Roky Erickson e gli Elevators, forti della bella esperienza di The Psychedelic Sounds of, in questo disco affinano uno stile più sicuro, a tratti leggermente più rilassato e disteso e palesano anche una tecnica generale assai migliorata e compatta. Il jug elettronico continua a recitare un ruolo da protagonista in contesti che spaziano dal country al rock, dal blues al folk acido, declinando il tutto con uno straordinario senso psichedelico comune a pochi fuoriclasse. Nell’insalata psichedelica di Easter Everywhere i nostri assicurano un suono acido che ricorda i Kinks quanto gli Stones, Bob Dylan e i Pink Floyd di Syd Barrett, aggiungendo in più il tipico e malsano tocco del gruppo, aspetto per il quale essi sono passato alla storia del rock.

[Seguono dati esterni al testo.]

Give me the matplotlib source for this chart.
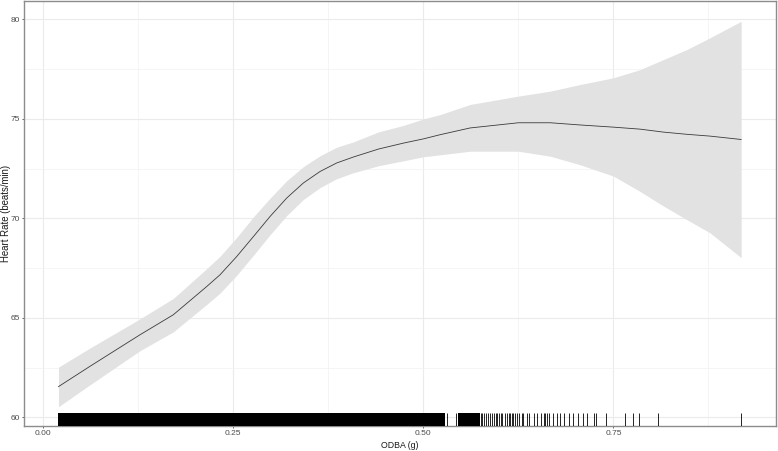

Se The Psychedelic Sounds of puntava tutto sull’impatto, Easter Everywhere mostra un’attenzione più consapevole sulla costruzione della canzone. Non a caso Slip Inside This House, bellissimo brano d’apertura, si concede un ponte ed un ritornello di quelli che riescono a far breccia mentre Nobody to Love, firmata da Stacy Sutherland, evidenzia in pochi minuti una pacatezza di insinuanti toni psichedelici direi quasi ragionati, soprattutto nelle loro combinazioni chitarristiche. Ipnotica e vibrante, comunicativa e ficcante, Earthquake si pone come uno dei brani di maggior attrazione di questo splendido album. Salgono in cattedra le fuzz e le phaser guitars ad interrompere talvolta l’incedere cervellotico del jug e le stralunate nenie di Erickson, mentre sul profilo del tempo si rimane sempre nei territori di un ipnosi ritmica pulsante che potrebbe durare tranquillamente all’infinito. La successiva Dust è una bella ballata di contemplazione lunare, interamente distesa sulla chitarra acustica, con qualche piccolo intervento di chitarra elettrica e il solito jug sullo sfondo a conferire la consueta dose di follia in un brano che riesce ad emozionare soprattutto per l’ottima interpretazione di Roky Erickson alla voce. Dopo gli spigoli garage di Levitation, gli Elevators con I Had to Tell You azzeccano un’altra ballata, stavolta di estrazione country, come al solito inacidita dalla loro tipica verve psichedelica. L’ispirazione bucolica e l’invocazione pastorale che hanno luogo sarebbero piaciute molto al Roger Waters menestrello di Grantchester Meadows. Si chiude con un piccolo capolavoro, Postures (Leave Your Body Behind), una composizione tipicamente Elevators e decisamente psichedelica. Ottimi i riffs di chitarra, perfetto Erickson nel ricamare un tessuto vocale poco meno che memorabile.

Come poco meno che memorabile è l’intero disco nella sua totalità, non tanto perché carente di quella componente rara che consente di innalzare un’ opera a capolavoro, quanto per il suo destino, ovvero quello di essere stato concepito dopo un’ autentica pietra miliare come The Psychedelic Sounds of... . Detto questo, Easter Everywhere è un disco quantomeno indispensabile per ogni amante del rock psichedelico e mi auguro che in futuro possa essere rivalutato e menzionato un po’ più spesso di quanto sia stato fatto sino ad oggi.